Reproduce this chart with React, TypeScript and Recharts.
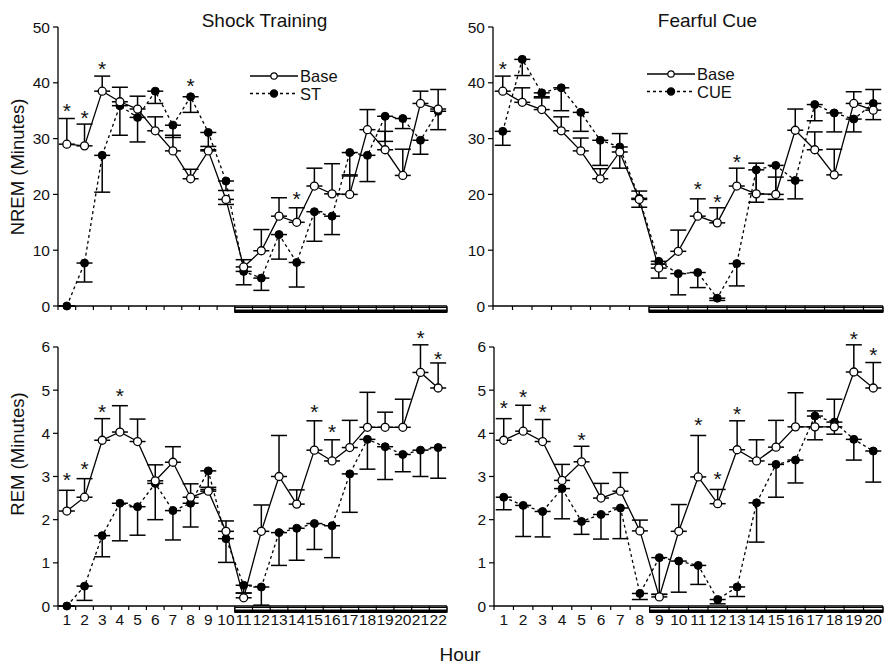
import * as React from "react";
import { ComposedChart, Line, Scatter, XAxis, YAxis, ErrorBar, ReferenceArea, ReferenceLine, Legend } from "recharts";

const FONT = '"Liberation Sans", Arial, Helvetica, sans-serif';

// hours on the x axis
const shockHours = [1, 2, 3, 4, 5, 6, 7, 8, 9, 10, 11, 12, 13, 14, 15, 16, 17, 18, 19, 20, 21, 22];
const cueHours = [1, 2, 3, 4, 5, 6, 7, 8, 9, 10, 11, 12, 13, 14, 15, 16, 17, 18, 19, 20];

// NREM, shock training
const nremShockBase = [29.0, 28.7, 38.5, 36.6, 35.3, 31.4, 27.8, 22.8, 27.8, 19.1, 7.0, 9.9, 16.1, 15.0, 21.5, 20.1, 20.0, 31.6, 28.0, 23.4, 36.3, 35.3];
const nremShockBaseErr = [33.6, 32.6, 41.2, 39.2, 37.6, 33.9, 30.6, 24.5, 28.6, 18.2, 8.3, 13.7, 19.4, 17.6, 24.7, 25.5, 23.3, 35.2, 31.3, 28.1, 38.5, 38.8];
const nremShockST = [0, 7.7, 27.0, 35.9, 33.8, 38.5, 32.4, 37.5, 31.1, 22.4, 6.2, 5.0, 12.8, 7.8, 16.9, 16.1, 27.5, 27.0, 34.0, 33.6, 29.7, 34.9];
const nremShockSTErr = [0, 4.3, 20.4, 30.6, 29.4, 36.3, 30.2, 34.7, 28.0, 20.7, 3.8, 2.8, 8.4, 3.4, 11.6, 12.8, 23.5, 22.3, 29.5, 31.8, 27.2, 31.6];
const nremShockStarHours = [1, 2, 3, 8, 14];
const nremShockStarLevels = [35.8, 34.6, 43.3, 40.3, 20.0];

// NREM, fearful cue
const nremCueBase = [38.5, 36.5, 35.2, 31.4, 27.8, 22.8, 27.6, 19.1, 6.8, 9.8, 16.1, 14.9, 21.5, 20.1, 20.0, 31.5, 28.0, 23.5, 36.3, 35.1];
const nremCueBaseErr = [41.2, 39.1, 37.3, 33.9, 30.1, 24.6, 30.9, 20.6, 7.5, 13.6, 19.2, 17.6, 24.7, 25.6, 23.1, 35.3, 31.2, 28.1, 38.4, 38.8];
const nremCueCUE = [31.3, 44.2, 38.2, 39.1, 34.7, 29.7, 28.5, 19.3, 8.0, 5.8, 6.0, 1.4, 7.6, 24.4, 25.2, 22.5, 36.1, 34.6, 33.5, 36.3];
const nremCueCUEErr = [28.8, 41.3, 37.5, 35.0, 31.3, 25.2, 24.7, 17.7, 5.0, 2.0, 3.3, 1.0, 3.6, 18.6, 19.1, 19.2, 33.2, 31.2, 31.2, 33.4];
const nremCueStarHours = [1, 11, 12, 13];
const nremCueStarLevels = [43.4, 21.8, 19.5, 26.7];

// REM, shock training
const remShockBase = [2.20, 2.52, 3.84, 4.03, 3.81, 2.90, 3.33, 2.52, 2.66, 1.73, 0.19, 1.73, 3.00, 2.36, 3.61, 3.36, 3.67, 4.14, 4.14, 4.14, 5.41, 5.05];
const remShockBaseErr = [2.68, 2.95, 4.34, 4.64, 4.33, 3.27, 3.69, 2.83, 2.75, 1.97, 0.30, 2.34, 3.95, 2.69, 4.29, 3.85, 4.30, 4.95, 4.49, 4.79, 6.05, 5.63];
const remShockST = [0, 0.46, 1.63, 2.38, 2.30, 2.84, 2.21, 2.38, 3.13, 1.56, 0.48, 0.44, 1.70, 1.80, 1.91, 1.86, 3.06, 3.86, 3.69, 3.51, 3.61, 3.67];
const remShockSTErr = [0, 0.13, 1.14, 1.51, 1.64, 2.00, 1.53, 1.83, 2.70, 1.01, 0.30, 0.02, 0.94, 1.06, 1.31, 1.12, 2.17, 3.17, 2.93, 3.11, 3.00, 2.96];
const remShockStarHours = [1, 2, 3, 4, 15, 16, 21, 22];
const remShockStarLevels = [3.03, 3.28, 4.60, 4.98, 4.61, 4.14, 6.32, 5.84];

// REM, fearful cue
const remCueBase = [3.84, 4.05, 3.81, 2.91, 3.34, 2.50, 2.66, 1.74, 0.21, 1.73, 2.99, 2.37, 3.62, 3.36, 3.68, 4.15, 4.15, 4.15, 5.42, 5.05];
const remCueBaseErr = [4.34, 4.65, 4.32, 3.28, 3.70, 2.84, 3.09, 1.99, 0.27, 2.35, 3.95, 2.70, 4.29, 3.85, 4.30, 4.94, 4.52, 4.79, 6.05, 5.64];
const remCueCUE = [2.52, 2.33, 2.19, 2.72, 1.96, 2.12, 2.27, 0.29, 1.12, 1.04, 0.94, 0.15, 0.44, 2.39, 3.28, 3.38, 4.40, 4.26, 3.86, 3.59];
const remCueCUEErr = [2.23, 1.61, 1.60, 2.02, 1.66, 1.55, 1.56, 0.15, 0.27, 0.32, 0.50, 0.05, 0.22, 1.48, 2.52, 2.85, 3.85, 3.98, 3.38, 2.87];
const remCueStarHours = [1, 2, 3, 5, 11, 12, 13, 19, 20];
const remCueStarLevels = [4.70, 4.96, 4.60, 3.95, 4.32, 3.05, 4.57, 6.31, 5.94];

const nremTicks = [0, 10, 20, 30, 40, 50];
const remTicks = [0, 1, 2, 3, 4, 5, 6];

// one-sided error bar: [down, up] from the mean to the end of the bar
const errPair = (v: number, end: number) => (end >= v ? [0, end - v] : [v - end, 0]);

function buildRows(hours: number[], base: number[], baseEnd: number[], treat: number[], treatEnd: number[]) {
  return hours.map((h, i) => ({
    hour: h,
    base: base[i],
    treat: treat[i],
    baseErr: errPair(base[i], baseEnd[i]),
    treatErr: errPair(treat[i], treatEnd[i]),
  }));
}

const buildStars = (hours: number[], levels: number[]) => hours.map((h, i) => ({ hour: h, star: levels[i] }));

const HourTick = (props: any) => {
  const { x, y, payload, showLabels } = props;
  const v = payload.value;
  if (!Number.isInteger(v)) {
    return <line x1={x} y1={y} x2={x} y2={y + 4} stroke="#000" strokeWidth={1.2} />;
  }
  if (!showLabels) return <g />;
  return (
    <text x={x} y={y + 19} textAnchor="middle" fontSize={15.5} fontFamily={FONT} fill="#111">
      {v}
    </text>
  );
};

const StarMark = (props: any) => {
  const { cx, cy } = props;
  return (
    <text x={cx} y={cy + 12} textAnchor="middle" fontSize={21} fontFamily={FONT} fill="#111">
      *
    </text>
  );
};

const LegendBox = ({ payload }: any) => {
  const items = (payload || []).filter((p: any) => p.type !== "none" && (p.dataKey === "base" || p.dataKey === "treat"));
  items.sort((a: any) => (a.dataKey === "base" ? -1 : 1));
  return (
    <svg width={110} height={40} style={{ overflow: "visible" }}>
      {items.map((it: any, i: number) => {
        const cy = 9 + i * 17.5;
        const isBase = it.dataKey === "base";
        return (
          <g key={it.value}>
            <line x1={2} y1={cy} x2={50} y2={cy} stroke="#000" strokeWidth={1.3} strokeDasharray={isBase ? undefined : "3 3"} />
            <circle cx={26} cy={cy} r={isBase ? 3.2 : 3.6} fill={isBase ? "#fff" : "#000"} stroke="#000" strokeWidth={1.2} />
            <text x={52} y={cy + 6} fontSize={16.5} fontFamily={FONT} fill="#111">
              {it.value}
            </text>
          </g>
        );
      })}
    </svg>
  );
};

type PanelProps = {
  left: number;
  top: number;
  width: number;
  height: number;
  margin: { top: number; right: number; bottom: number; left: number };
  yAxisWidth: number;
  xAxisHeight: number;
  hours: number[];
  rows: any[];
  stars: any[];
  treatName: string;
  darkFrom: number;
  yMax: number;
  axisTop: number;
  yTicks: number[];
  showLabels: boolean;
  legendPos?: { left: number; top: number };
};

function Panel(p: PanelProps) {
  const xMin = 0.5;
  const xMax = p.hours[p.hours.length - 1] + 0.5;
  const bounds = [xMin, ...p.hours.map((h) => h + 0.5)];
  const xTicks = p.showLabels ? [...bounds, ...p.hours].sort((a, b) => a - b) : bounds;
  const plotH = p.height - p.margin.top - p.margin.bottom - p.xAxisHeight;
  const u = p.yMax / plotH; // data units per pixel
  return (
    <div style={{ position: "absolute", left: p.left, top: p.top }}>
      <ComposedChart width={p.width} height={p.height} data={p.rows} margin={p.margin}>
        <XAxis
          type="number"
          dataKey="hour"
          domain={[xMin, xMax]}
          ticks={xTicks}
          interval={0}
          height={p.xAxisHeight}
          tickSize={0}
          tickMargin={0}
          tickLine={false}
          axisLine={{ stroke: "#000", strokeWidth: 1.3 }}
          tick={(tp: any) => <HourTick {...tp} showLabels={p.showLabels} />}
        />
        <YAxis
          type="number"
          domain={[0, p.yMax]}
          ticks={p.yTicks}
          interval={0}
          width={p.yAxisWidth}
          tickSize={5}
          tickMargin={3}
          axisLine={false}
          tickLine={{ stroke: "#000", strokeWidth: 1.2 }}
          tick={{ fontSize: 15.5, fill: "#111", fontFamily: FONT }}
        />
        <ReferenceLine
          segment={[
            { x: xMin, y: 0 },
            { x: xMin, y: p.axisTop },
          ]}
          stroke="#000"
          strokeWidth={1.3}
          ifOverflow="visible"
        />
        <ReferenceArea
          x1={p.darkFrom}
          x2={xMax}
          y1={-1.5 * u}
          y2={-6.5 * u}
          ifOverflow="visible"
          fill="#fff"
          fillOpacity={0}
          stroke="#000"
          strokeWidth={1}
        />
        <ReferenceArea
          x1={p.darkFrom}
          x2={xMax}
          y1={-4 * u}
          y2={-6.5 * u}
          ifOverflow="visible"
          fill="#000"
          fillOpacity={1}
          stroke="#000"
          strokeWidth={1}
        />
        <Line
          dataKey="treat"
          name={p.treatName}
          stroke="#000"
          strokeWidth={1.3}
          strokeDasharray="3 3"
          dot={{ r: 4, fill: "#000", stroke: "#000", strokeWidth: 1, strokeDasharray: "" }}
          activeDot={false}
          isAnimationActive={false}
        >
          <ErrorBar dataKey="treatErr" direction="y" width={8} stroke="#000" strokeWidth={1.5} />
        </Line>
        <Line
          dataKey="base"
          name="Base"
          stroke="#000"
          strokeWidth={1.3}
          dot={{ r: 4, fill: "#fff", stroke: "#000", strokeWidth: 1.3 }}
          activeDot={false}
          isAnimationActive={false}
        >
          <ErrorBar dataKey="baseErr" direction="y" width={8} stroke="#000" strokeWidth={1.5} />
        </Line>
        <Scatter data={p.stars} dataKey="star" shape={StarMark} legendType="none" isAnimationActive={false} />
        {p.legendPos && (
          <Legend
            layout="vertical"
            align="center"
            verticalAlign="middle"
            content={LegendBox}
            wrapperStyle={{ left: p.legendPos.left, top: p.legendPos.top, width: 110, height: 40 }}
          />
        )}
      </ComposedChart>
    </div>
  );
}

export default function App() {
  const nremShockRows = buildRows(shockHours, nremShockBase, nremShockBaseErr, nremShockST, nremShockSTErr);
  const nremCueRows = buildRows(cueHours, nremCueBase, nremCueBaseErr, nremCueCUE, nremCueCUEErr);
  const remShockRows = buildRows(shockHours, remShockBase, remShockBaseErr, remShockST, remShockSTErr);
  const remCueRows = buildRows(cueHours, remCueBase, remCueBaseErr, remCueCUE, remCueCUEErr);

  return (
    <div style={{ position: "absolute", left: 0, top: 0, width: 884, height: 664, background: "#fff", overflow: "hidden" }}>
      <Panel
        left={0}
        top={0}
        width={450}
        height={330}
        margin={{ top: 27, right: 3, bottom: 0, left: 0 }}
        yAxisWidth={58}
        xAxisHeight={24}
        hours={shockHours}
        rows={nremShockRows}
        stars={buildStars(nremShockStarHours, nremShockStarLevels)}
        treatName="ST"
        darkFrom={10.5}
        yMax={50}
        axisTop={50}
        yTicks={nremTicks}
        showLabels={false}
        legendPos={{ left: 248, top: 67 }}
      />
      <Panel
        left={440}
        top={0}
        width={444}
        height={330}
        margin={{ top: 27, right: 1, bottom: 0, left: 0 }}
        yAxisWidth={53}
        xAxisHeight={24}
        hours={cueHours}
        rows={nremCueRows}
        stars={buildStars(nremCueStarHours, nremCueStarLevels)}
        treatName="CUE"
        darkFrom={8.5}
        yMax={50}
        axisTop={50}
        yTicks={nremTicks}
        showLabels={false}
        legendPos={{ left: 205, top: 65 }}
      />
      <Panel
        left={0}
        top={320}
        width={450}
        height={344}
        margin={{ top: 5.4, right: 3, bottom: 28, left: 0 }}
        yAxisWidth={58}
        xAxisHeight={30}
        hours={shockHours}
        rows={remShockRows}
        stars={buildStars(remShockStarHours, remShockStarLevels)}
        treatName="ST"
        darkFrom={10.5}
        yMax={6.5}
        axisTop={6}
        yTicks={remTicks}
        showLabels={true}
      />
      <Panel
        left={440}
        top={320}
        width={444}
        height={344}
        margin={{ top: 5.4, right: 1, bottom: 28, left: 0 }}
        yAxisWidth={54}
        xAxisHeight={30}
        hours={cueHours}
        rows={remCueRows}
        stars={buildStars(remCueStarHours, remCueStarLevels)}
        treatName="CUE"
        darkFrom={8.5}
        yMax={6.5}
        axisTop={6}
        yTicks={remTicks}
        showLabels={true}
      />
      <svg width={884} height={664} style={{ position: "absolute", left: 0, top: 0, pointerEvents: "none" }}>
        <text x={264.5} y={26.5} textAnchor="middle" fontSize={19} fontFamily={FONT} fill="#111">
          Shock Training
        </text>
        <text x={707.5} y={26.5} textAnchor="middle" fontSize={19} fontFamily={FONT} fill="#111">
          Fearful Cue
        </text>
        <text x={18} y={173} transform="rotate(-90, 18, 167)" textAnchor="middle" fontSize={18.5} fontFamily={FONT} fill="#111">
          NREM (Minutes)
        </text>
        <text x={18} y={460} transform="rotate(-90, 18, 454)" textAnchor="middle" fontSize={18.5} fontFamily={FONT} fill="#111">
          REM (Minutes)
        </text>
        <text x={460} y={661} textAnchor="middle" fontSize={19} fontFamily={FONT} fill="#111">
          Hour
        </text>
      </svg>
    </div>
  );
}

## WHAT IS REQUIRED
Pictures stay out. Print the data exactly, from its first line through the line containing "18, 19, 20];".

## FINISHED ANSWER
Reproduce this chart with React, TypeScript and Recharts.
import * as React from "react";
import { ComposedChart, Line, Scatter, XAxis, YAxis, ErrorBar, ReferenceArea, ReferenceLine, Legend } from "recharts";

const FONT = '"Liberation Sans", Arial, Helvetica, sans-serif';

// hours on the x axis
const shockHours = [1, 2, 3, 4, 5, 6, 7, 8, 9, 10, 11, 12, 13, 14, 15, 16, 17, 18, 19, 20, 21, 22];
const cueHours = [1, 2, 3, 4, 5, 6, 7, 8, 9, 10, 11, 12, 13, 14, 15, 16, 17, 18, 19, 20];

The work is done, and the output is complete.